Short problem: Look through the entries below and extract exactly the lines from the one containing "Convert this chart" through the one containing "const fmt = (v: number)", ends included.

Raw data:
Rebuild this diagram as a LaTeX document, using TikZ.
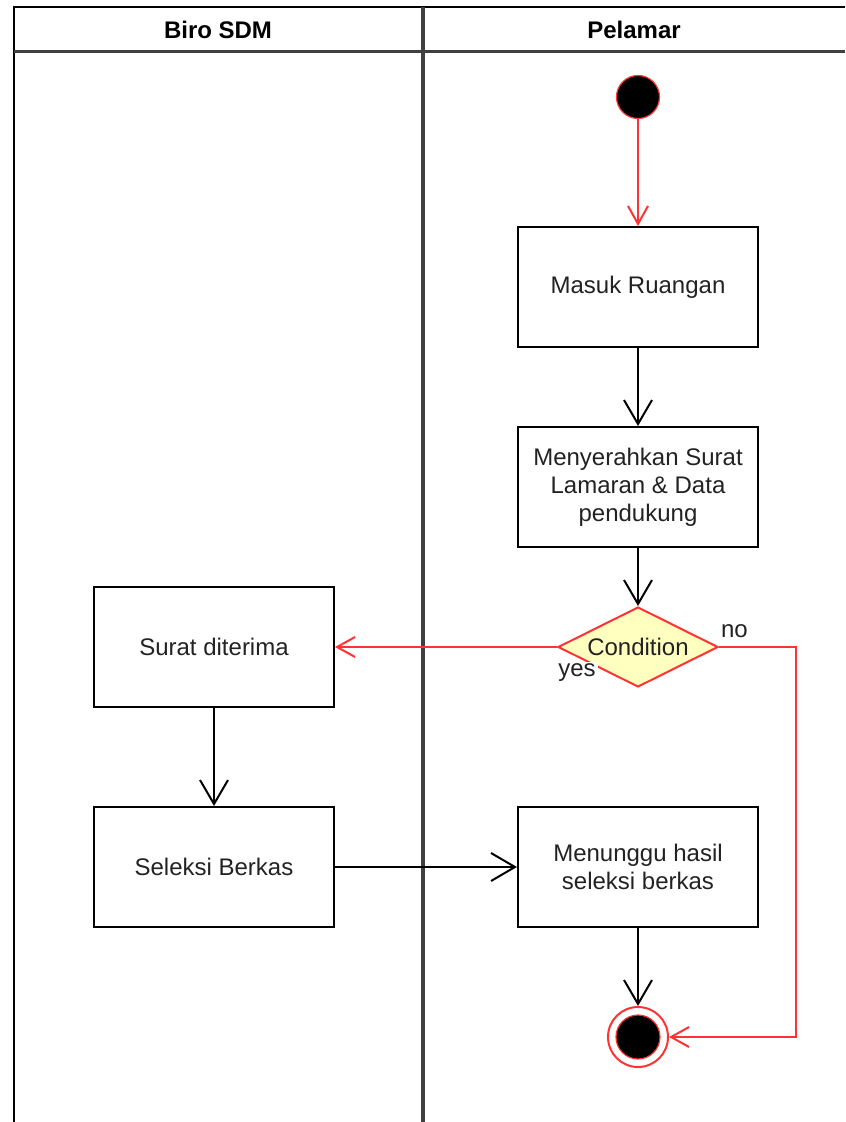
--
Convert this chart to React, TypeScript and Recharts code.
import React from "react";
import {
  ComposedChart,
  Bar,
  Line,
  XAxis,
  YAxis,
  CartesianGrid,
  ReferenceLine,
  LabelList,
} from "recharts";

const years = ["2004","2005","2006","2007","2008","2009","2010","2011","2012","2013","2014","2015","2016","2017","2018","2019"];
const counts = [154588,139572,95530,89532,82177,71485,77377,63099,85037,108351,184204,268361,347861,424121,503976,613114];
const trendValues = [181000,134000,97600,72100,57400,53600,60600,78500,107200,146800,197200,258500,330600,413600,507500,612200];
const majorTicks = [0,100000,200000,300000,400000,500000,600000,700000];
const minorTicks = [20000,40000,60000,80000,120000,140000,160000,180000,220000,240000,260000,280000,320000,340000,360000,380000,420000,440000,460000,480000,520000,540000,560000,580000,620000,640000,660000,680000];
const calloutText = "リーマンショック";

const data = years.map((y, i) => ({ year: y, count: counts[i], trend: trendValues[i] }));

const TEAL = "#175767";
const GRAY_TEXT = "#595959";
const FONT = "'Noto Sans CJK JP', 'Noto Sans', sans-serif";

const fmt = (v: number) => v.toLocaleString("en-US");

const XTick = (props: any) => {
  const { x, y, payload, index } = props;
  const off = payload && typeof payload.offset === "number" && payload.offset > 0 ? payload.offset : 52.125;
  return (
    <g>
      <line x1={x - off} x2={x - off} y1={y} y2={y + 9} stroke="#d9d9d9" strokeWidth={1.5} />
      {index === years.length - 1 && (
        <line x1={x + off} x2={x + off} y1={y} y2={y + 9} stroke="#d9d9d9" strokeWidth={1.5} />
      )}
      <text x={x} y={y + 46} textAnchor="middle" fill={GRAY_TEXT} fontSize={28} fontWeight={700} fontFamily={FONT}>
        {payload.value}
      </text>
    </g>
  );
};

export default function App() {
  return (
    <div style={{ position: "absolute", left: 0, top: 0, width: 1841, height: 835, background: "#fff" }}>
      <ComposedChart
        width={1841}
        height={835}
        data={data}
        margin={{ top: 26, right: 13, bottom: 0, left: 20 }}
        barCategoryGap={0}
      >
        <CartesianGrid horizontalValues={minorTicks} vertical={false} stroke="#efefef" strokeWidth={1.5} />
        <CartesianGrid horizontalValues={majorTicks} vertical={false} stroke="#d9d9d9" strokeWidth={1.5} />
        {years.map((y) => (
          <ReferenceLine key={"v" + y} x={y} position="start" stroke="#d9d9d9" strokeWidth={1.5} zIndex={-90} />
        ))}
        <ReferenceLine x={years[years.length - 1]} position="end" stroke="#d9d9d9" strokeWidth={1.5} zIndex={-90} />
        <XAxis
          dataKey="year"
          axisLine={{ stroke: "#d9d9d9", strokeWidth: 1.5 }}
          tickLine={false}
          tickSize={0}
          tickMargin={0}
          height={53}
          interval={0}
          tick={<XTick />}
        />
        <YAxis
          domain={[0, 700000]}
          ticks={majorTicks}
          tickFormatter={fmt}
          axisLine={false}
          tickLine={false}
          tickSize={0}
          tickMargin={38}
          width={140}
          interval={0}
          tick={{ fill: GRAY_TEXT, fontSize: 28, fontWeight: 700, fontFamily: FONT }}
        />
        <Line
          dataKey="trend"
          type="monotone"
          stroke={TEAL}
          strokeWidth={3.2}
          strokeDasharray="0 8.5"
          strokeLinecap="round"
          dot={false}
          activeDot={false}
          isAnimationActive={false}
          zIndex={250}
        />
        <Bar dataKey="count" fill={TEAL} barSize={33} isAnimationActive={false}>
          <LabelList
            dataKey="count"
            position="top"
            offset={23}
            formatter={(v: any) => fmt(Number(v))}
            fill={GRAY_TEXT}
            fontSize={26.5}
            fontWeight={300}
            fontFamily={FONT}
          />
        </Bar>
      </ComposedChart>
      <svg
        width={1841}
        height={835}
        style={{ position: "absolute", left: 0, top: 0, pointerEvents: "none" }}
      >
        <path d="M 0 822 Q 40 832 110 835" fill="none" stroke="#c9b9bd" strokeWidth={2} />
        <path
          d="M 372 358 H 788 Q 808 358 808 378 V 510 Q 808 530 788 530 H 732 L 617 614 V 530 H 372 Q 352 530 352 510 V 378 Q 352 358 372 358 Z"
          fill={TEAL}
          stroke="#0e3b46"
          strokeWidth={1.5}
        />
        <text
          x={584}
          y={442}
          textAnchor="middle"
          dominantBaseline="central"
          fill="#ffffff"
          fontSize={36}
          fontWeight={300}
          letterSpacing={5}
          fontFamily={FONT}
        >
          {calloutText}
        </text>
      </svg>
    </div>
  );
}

Output for this task:
Convert this chart to React, TypeScript and Recharts code.
import React from "react";
import {
  ComposedChart,
  Bar,
  Line,
  XAxis,
  YAxis,
  CartesianGrid,
  ReferenceLine,
  LabelList,
} from "recharts";

const years = ["2004","2005","2006","2007","2008","2009","2010","2011","2012","2013","2014","2015","2016","2017","2018","2019"];
const counts = [154588,139572,95530,89532,82177,71485,77377,63099,85037,108351,184204,268361,347861,424121,503976,613114];
const trendValues = [181000,134000,97600,72100,57400,53600,60600,78500,107200,146800,197200,258500,330600,413600,507500,612200];
const majorTicks = [0,100000,200000,300000,400000,500000,600000,700000];
const minorTicks = [20000,40000,60000,80000,120000,140000,160000,180000,220000,240000,260000,280000,320000,340000,360000,380000,420000,440000,460000,480000,520000,540000,560000,580000,620000,640000,660000,680000];
const calloutText = "リーマンショック";

const data = years.map((y, i) => ({ year: y, count: counts[i], trend: trendValues[i] }));

const TEAL = "#175767";
const GRAY_TEXT = "#595959";
const FONT = "'Noto Sans CJK JP', 'Noto Sans', sans-serif";

const fmt = (v: number) => v.toLocaleString("en-US");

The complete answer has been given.